CHALLENGE — Without the pictures, output the lines of the material from the very first through the one that holds "const errorsByDataset = [errors100, errors300];".

RECORD EXCERPTS —
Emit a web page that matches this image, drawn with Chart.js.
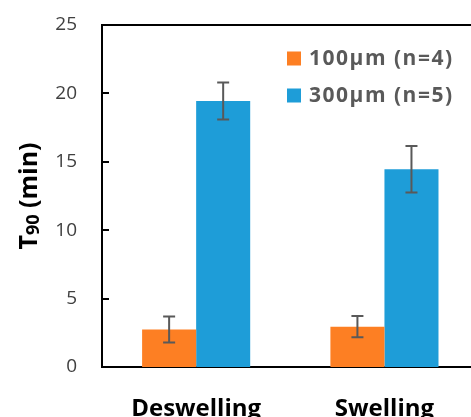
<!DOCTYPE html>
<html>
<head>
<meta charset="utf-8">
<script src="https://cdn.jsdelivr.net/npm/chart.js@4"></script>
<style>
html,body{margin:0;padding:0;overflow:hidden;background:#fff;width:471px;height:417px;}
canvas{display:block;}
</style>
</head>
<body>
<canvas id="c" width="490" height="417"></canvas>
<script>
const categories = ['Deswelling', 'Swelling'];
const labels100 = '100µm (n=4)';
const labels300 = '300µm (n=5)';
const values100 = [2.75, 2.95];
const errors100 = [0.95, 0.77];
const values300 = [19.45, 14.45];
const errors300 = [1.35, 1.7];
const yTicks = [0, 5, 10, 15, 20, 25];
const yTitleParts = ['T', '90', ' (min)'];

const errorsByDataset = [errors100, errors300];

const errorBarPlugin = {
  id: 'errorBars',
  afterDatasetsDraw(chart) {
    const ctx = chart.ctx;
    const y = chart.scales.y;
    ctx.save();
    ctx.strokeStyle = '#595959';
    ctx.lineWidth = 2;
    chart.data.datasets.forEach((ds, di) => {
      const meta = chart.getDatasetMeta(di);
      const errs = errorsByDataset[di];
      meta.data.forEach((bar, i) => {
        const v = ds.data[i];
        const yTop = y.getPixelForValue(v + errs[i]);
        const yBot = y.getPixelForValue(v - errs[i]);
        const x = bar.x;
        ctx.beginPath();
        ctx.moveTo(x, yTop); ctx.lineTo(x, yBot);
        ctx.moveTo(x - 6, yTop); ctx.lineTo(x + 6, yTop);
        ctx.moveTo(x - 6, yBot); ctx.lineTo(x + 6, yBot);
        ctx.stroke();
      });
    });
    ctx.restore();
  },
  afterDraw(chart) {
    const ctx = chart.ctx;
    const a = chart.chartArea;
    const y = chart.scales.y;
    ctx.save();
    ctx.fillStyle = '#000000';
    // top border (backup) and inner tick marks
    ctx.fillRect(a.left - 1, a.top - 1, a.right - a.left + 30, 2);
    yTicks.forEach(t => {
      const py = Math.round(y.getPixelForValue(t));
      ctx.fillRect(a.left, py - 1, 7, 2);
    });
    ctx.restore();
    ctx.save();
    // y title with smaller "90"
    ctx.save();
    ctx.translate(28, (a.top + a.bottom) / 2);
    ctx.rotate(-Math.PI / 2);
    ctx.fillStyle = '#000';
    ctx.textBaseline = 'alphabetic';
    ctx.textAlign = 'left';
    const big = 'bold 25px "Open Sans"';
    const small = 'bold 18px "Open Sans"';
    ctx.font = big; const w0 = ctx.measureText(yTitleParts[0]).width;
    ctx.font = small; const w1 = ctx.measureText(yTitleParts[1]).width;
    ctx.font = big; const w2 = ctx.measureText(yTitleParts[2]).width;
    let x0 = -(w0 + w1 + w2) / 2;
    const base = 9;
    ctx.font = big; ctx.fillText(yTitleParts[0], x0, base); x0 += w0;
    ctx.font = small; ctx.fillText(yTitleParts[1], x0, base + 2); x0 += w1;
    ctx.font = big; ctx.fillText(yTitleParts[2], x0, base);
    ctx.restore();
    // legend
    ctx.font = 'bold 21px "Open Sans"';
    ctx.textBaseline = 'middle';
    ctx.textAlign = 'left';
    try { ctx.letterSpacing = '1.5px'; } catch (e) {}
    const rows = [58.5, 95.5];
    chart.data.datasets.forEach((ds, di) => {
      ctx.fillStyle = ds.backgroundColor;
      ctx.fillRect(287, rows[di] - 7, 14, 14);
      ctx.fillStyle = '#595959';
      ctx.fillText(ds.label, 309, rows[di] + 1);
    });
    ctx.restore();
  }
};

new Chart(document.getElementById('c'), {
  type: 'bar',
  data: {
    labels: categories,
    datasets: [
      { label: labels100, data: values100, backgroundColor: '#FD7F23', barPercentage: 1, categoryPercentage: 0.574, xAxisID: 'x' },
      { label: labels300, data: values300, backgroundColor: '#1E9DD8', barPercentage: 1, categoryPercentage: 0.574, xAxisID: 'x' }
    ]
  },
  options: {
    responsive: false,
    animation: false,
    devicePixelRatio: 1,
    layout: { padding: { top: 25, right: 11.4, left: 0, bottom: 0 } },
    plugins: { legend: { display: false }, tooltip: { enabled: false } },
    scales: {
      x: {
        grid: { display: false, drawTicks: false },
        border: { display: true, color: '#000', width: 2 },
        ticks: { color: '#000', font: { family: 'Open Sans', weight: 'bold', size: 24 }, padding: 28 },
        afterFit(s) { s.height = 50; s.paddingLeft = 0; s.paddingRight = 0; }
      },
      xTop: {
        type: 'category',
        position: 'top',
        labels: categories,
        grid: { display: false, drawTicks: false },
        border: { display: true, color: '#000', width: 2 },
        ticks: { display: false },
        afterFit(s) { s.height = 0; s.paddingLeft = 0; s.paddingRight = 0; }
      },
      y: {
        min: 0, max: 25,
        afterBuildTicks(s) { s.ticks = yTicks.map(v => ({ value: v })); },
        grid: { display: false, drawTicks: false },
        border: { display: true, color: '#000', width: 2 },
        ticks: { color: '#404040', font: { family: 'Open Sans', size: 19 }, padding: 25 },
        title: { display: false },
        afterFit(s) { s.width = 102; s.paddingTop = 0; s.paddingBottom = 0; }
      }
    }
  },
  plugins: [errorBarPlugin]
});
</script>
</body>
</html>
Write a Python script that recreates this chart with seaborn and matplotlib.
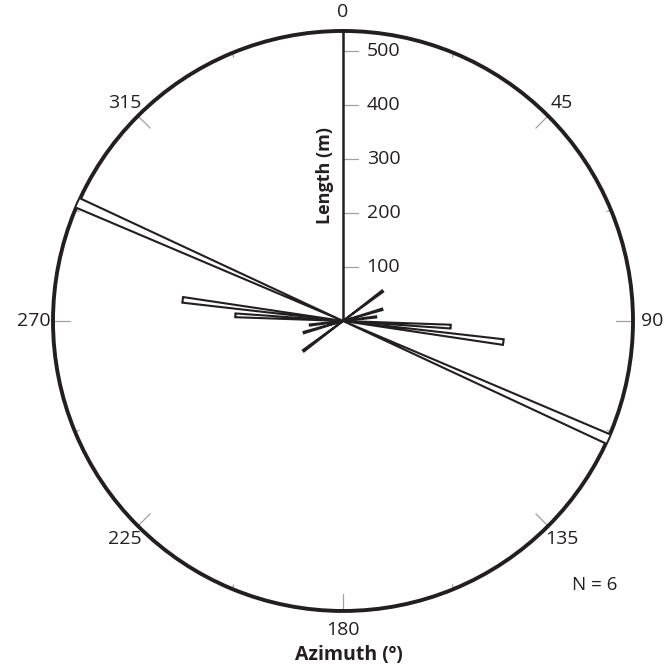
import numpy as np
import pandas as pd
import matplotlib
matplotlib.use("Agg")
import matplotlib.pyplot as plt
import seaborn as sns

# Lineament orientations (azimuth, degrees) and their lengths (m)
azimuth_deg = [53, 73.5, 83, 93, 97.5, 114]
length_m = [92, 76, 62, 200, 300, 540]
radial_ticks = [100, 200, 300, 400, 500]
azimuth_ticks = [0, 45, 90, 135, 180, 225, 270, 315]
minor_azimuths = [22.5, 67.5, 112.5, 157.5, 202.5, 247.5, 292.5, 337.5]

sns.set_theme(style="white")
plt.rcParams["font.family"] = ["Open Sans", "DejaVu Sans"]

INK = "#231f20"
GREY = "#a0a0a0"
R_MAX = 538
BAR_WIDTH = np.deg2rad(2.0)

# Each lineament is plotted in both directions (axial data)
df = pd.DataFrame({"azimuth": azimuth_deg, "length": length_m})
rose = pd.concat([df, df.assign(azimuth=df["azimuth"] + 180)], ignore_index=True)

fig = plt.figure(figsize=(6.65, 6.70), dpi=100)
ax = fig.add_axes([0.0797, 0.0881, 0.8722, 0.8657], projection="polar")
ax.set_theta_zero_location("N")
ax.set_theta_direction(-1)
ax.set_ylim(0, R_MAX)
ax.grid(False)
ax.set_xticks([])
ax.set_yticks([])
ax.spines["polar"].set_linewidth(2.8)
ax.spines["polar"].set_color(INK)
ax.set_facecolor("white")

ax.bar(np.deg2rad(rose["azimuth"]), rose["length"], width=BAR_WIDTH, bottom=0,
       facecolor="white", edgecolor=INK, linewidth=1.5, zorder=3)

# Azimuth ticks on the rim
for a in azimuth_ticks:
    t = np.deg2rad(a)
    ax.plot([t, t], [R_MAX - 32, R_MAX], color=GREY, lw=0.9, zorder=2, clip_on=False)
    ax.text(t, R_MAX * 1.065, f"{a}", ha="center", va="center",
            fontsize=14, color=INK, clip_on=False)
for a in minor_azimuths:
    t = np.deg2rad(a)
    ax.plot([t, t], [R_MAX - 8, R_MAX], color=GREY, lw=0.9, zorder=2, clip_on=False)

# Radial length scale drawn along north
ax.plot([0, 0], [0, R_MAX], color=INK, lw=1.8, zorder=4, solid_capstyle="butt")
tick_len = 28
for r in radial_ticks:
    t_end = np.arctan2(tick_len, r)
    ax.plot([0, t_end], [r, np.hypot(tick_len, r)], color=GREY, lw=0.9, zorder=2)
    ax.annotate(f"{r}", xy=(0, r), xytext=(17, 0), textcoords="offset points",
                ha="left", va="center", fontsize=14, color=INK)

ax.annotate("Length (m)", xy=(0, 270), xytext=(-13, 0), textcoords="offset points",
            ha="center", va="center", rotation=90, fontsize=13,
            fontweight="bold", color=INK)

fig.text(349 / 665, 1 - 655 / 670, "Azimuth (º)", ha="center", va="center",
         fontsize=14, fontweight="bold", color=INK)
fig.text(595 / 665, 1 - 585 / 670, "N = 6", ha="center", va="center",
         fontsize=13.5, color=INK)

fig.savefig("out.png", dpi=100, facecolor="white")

WORKED SOLUTION —
Emit a web page that matches this image, drawn with Chart.js.
<!DOCTYPE html>
<html>
<head>
<meta charset="utf-8">
<script src="https://cdn.jsdelivr.net/npm/chart.js@4"></script>
<style>
html,body{margin:0;padding:0;overflow:hidden;background:#fff;width:471px;height:417px;}
canvas{display:block;}
</style>
</head>
<body>
<canvas id="c" width="490" height="417"></canvas>
<script>
const categories = ['Deswelling', 'Swelling'];
const labels100 = '100µm (n=4)';
const labels300 = '300µm (n=5)';
const values100 = [2.75, 2.95];
const errors100 = [0.95, 0.77];
const values300 = [19.45, 14.45];
const errors300 = [1.35, 1.7];
const yTicks = [0, 5, 10, 15, 20, 25];
const yTitleParts = ['T', '90', ' (min)'];

const errorsByDataset = [errors100, errors300];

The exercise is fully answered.